Village-turned neighbourhood in southern Riyadh, Saudi Arabia

Al-Masani (المصانع) is a historic neighborhood and a former town in southern Riyadh, Saudi Arabia, situated south of Manfuhah in the sub-municipality of al-Shifa. The neighborhood traces its origins to an ancient agricultural village that served as a confluence of Wadi Hanifa and Wadi al-Batʼha and was known for its cultivation of palm groves in al-Yamama during pre-Islamic Arabia. It was also mentioned in Yaqut al-Hamawi's 13th century work Kitāb Mu'jam al-Buldān.
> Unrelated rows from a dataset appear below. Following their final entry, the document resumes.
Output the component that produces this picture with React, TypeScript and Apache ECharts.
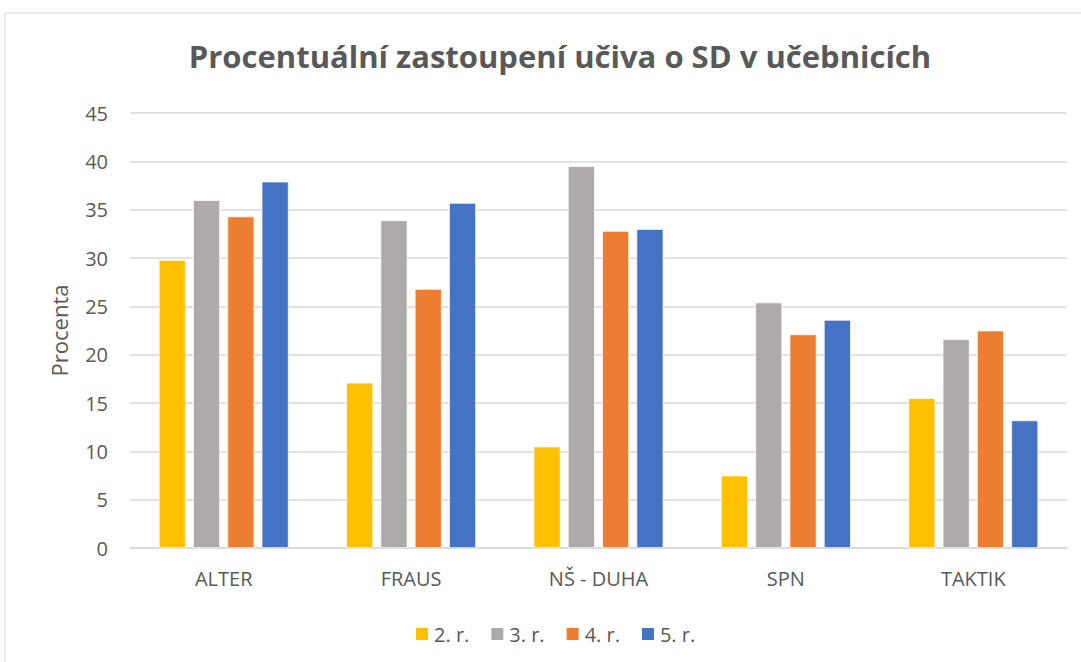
import React, { useEffect, useRef } from "react";
import * as echarts from "echarts";

const categories = ["ALTER", "FRAUS", "NŠ - DUHA", "SPN", "TAKTIK"];
const seriesNames = ["2. r.", "3. r.", "4. r.", "5. r."];
const r2 = [29.8, 17.1, 10.5, 7.5, 15.5];
const r3 = [36.0, 33.9, 39.5, 25.4, 21.6];
const r4 = [34.3, 26.8, 32.8, 22.1, 22.5];
const r5 = [37.9, 35.7, 33.0, 23.6, 13.2];
const colors = ["#FFC000", "#AEAAAA", "#ED7D31", "#4472C4"];
const FONT = "Open Sans";

export default function App() {
  const ref = useRef<HTMLDivElement>(null);
  useEffect(() => {
    const chart = echarts.init(ref.current!, null, { renderer: "svg" });
    const data = [r2, r3, r4, r5];
    chart.setOption({
      animation: false,
      title: {
        text: "Procentuální zastoupení učiva o SD v učebnicích",
        left: 555,
        textAlign: "center",
        top: 35,
        textStyle: { fontSize: 31, fontWeight: "bold", color: "#595959", fontFamily: FONT },
      },
      graphic: [
        {
          type: "rect",
          shape: { x: 5, y: 13, width: 1100, height: 700 },
          style: { fill: "none", stroke: "#D9D9D9", lineWidth: 1 },
          silent: true,
        },
      ],
      legend: {
        data: seriesNames,
        bottom: 13,
        left: 409,
        itemWidth: 14,
        itemHeight: 14,
        itemGap: 20,
        icon: "rect",
        textStyle: { fontSize: 20, color: "#595959", fontFamily: FONT },
        orient: "horizontal",
      },
      grid: { left: 130, right: 14, top: 113, bottom: 114, containLabel: false },
      xAxis: {
        type: "category",
        data: categories,
        axisLine: { lineStyle: { color: "#D9D9D9", width: 1.5 } },
        axisTick: { show: false },
        axisLabel: { fontSize: 20, color: "#595959", margin: 20, fontFamily: FONT },
      },
      yAxis: {
        type: "value",
        min: 0,
        max: 45,
        interval: 5,
        name: "Procenta",
        nameLocation: "middle",
        nameGap: 60,
        nameTextStyle: { fontSize: 22, color: "#595959", fontFamily: FONT },
        axisLine: { show: false },
        axisTick: { show: false },
        axisLabel: { fontSize: 20, color: "#595959", margin: 22, fontFamily: FONT },
        splitLine: { lineStyle: { color: "#D9D9D9", width: 1.5 } },
      },
      series: data.map((d, i) => ({
        name: seriesNames[i],
        type: "bar",
        data: d,
        barWidth: 27,
        barGap: "27%",
        itemStyle: { color: colors[i], borderColor: "#fff", borderWidth: 0.75 },
      })),
    });
    return () => chart.dispose();
  }, []);
  return <div ref={ref} style={{ position: "fixed", left: 0, top: 0, width: 1081, height: 662, background: "#fff" }} />;
}
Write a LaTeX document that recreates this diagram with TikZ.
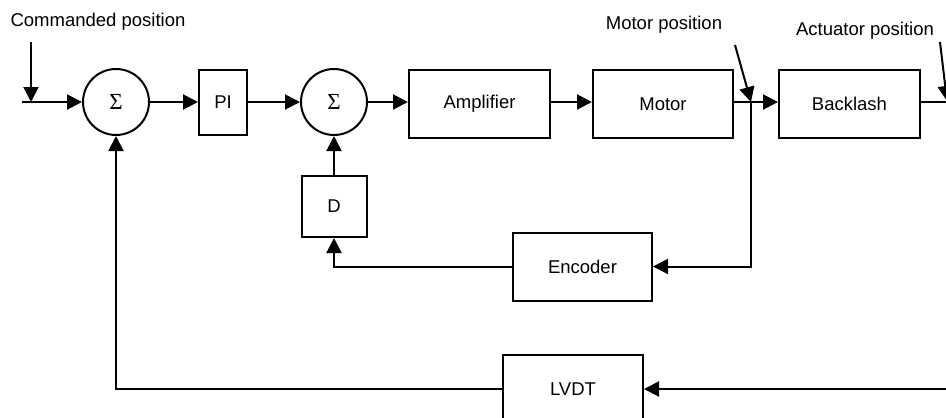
\documentclass[tikz,border=0pt]{standalone}
\usepackage{fontspec}
\setmainfont{Liberation Sans}
\newfontfamily\sigmafont{Liberation Serif}
\usetikzlibrary{arrows.meta}
\begin{document}
\begin{tikzpicture}[x=1pt,y=-1pt,
  line width=2pt,
  font=\fontsize{18.5}{22}\selectfont,
  blk/.style={draw, rectangle, inner sep=0pt, minimum width=#1, minimum height=68pt},
  sumnode/.style={draw, circle, minimum size=66pt, inner sep=0pt, font=\sigmafont\fontsize{23}{23}\selectfont},
  arr/.style={-{Triangle[length=15pt,width=15pt]}},
  lbl/.style={inner sep=0pt}]
\useasboundingbox (0,0) rectangle (946,418);
\clip (0,0) rectangle (946,418);
% blocks
\node[sumnode] (s1) at (116,102) {Σ};
\node[blk=48pt, minimum height=65pt] (pi) at (223,102) {PI};
\node[sumnode] (s2) at (334,102) {Σ};
\node[blk=141pt] (amp) at (479.5,104) {Amplifier};
\node[blk=140pt] (motor) at (663,104) {Motor};
\node[blk=141pt] (backlash) at (849.5,104) {Backlash};
\node[blk=65pt, minimum height=61pt] (dgain) at (334,206.5) {D};
\node[blk=139pt] (enc) at (582.5,266.5) {Encoder};
\node[blk=140pt] (lvdt) at (573,389) {LVDT};
% labels
\node[lbl] (tcmd) at (98,22) {Commanded position};
\node[lbl] (tmot) at (664,25) {Motor position};
\node[lbl] (tact) at (865,31) {Actuator position};
% free ends
\coordinate (cin) at (22,102);
\coordinate (cmdtop) at (31,42);
\coordinate (cmdtip) at (31,102);
\coordinate (jm) at (751,102);
\coordinate (mtop) at (735,45);
\coordinate (aend) at (950,102);
\coordinate (atop) at (940,42);
\coordinate (atip) at (947,101);
\coordinate (fbR) at (950,389);
% connectors
\draw[arr] (cin) -- (s1.west);
\draw[arr] (cmdtop) -- (cmdtip);
\draw[arr] (s1) -- (pi);
\draw[arr] (pi) -- (s2);
\draw[arr] (s2.east) -- (s2.east -| amp.west);
\draw[arr] (amp.east |- s2.east) -- (s2.east -| motor.west);
\draw[arr] (motor.east |- s2.east) -- (s2.east -| backlash.west);
\draw[arr] (mtop) -- (jm);
\draw[arr] (jm) |- (enc.east);
\draw[arr] (enc.west) -| (dgain.south);
\draw[arr] (dgain) -- (s2);
\draw (backlash.east |- s2.east) -- (aend);
\draw[arr] (atop) -- (atip);
\draw[arr] (fbR) -- (lvdt.east);
\draw[arr] (lvdt.west) -| (s1.south);
\end{tikzpicture}
\end{document}
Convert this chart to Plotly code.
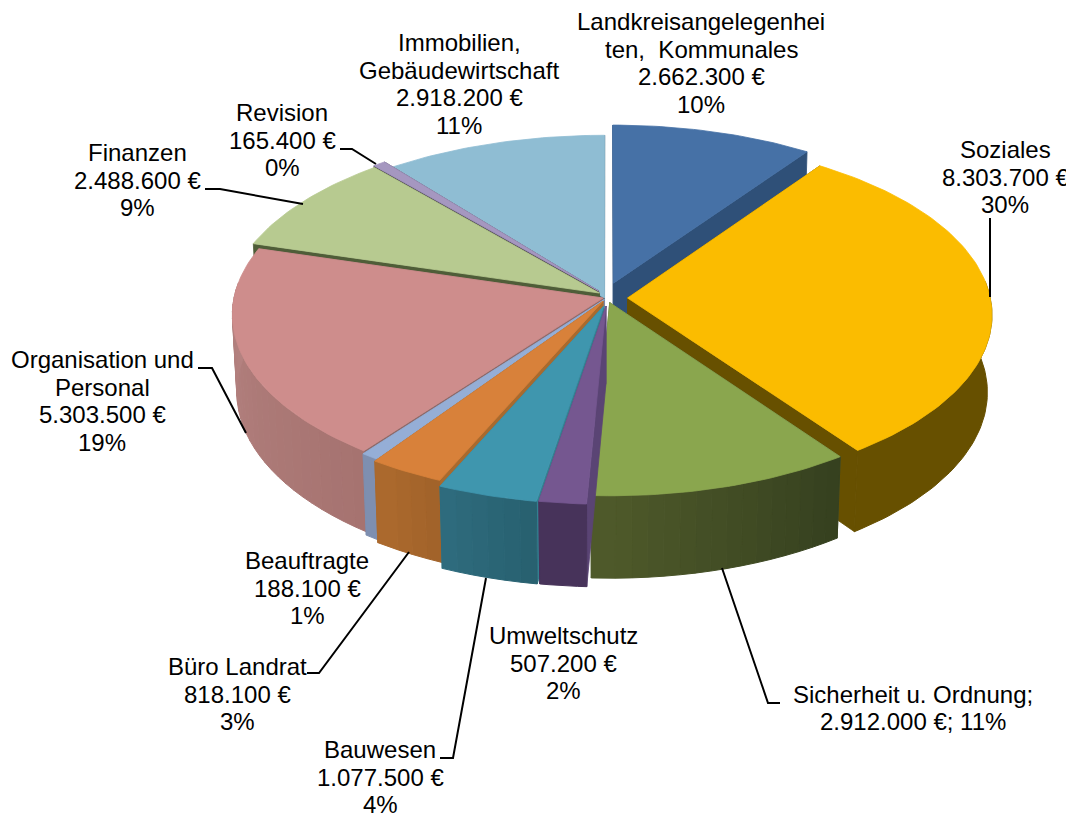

It was incorporated into the burgeoning metropolis of Riyadh during the city's multiple phases of urbanization and expansion in the 1950s and 1970s.

Masani was also a site of conflict in 1837 when Imam Faisal's forces clashed with the Ottomans and the forces of its Riyadh-based vassal emirate during the former's attempt to regain control of the region.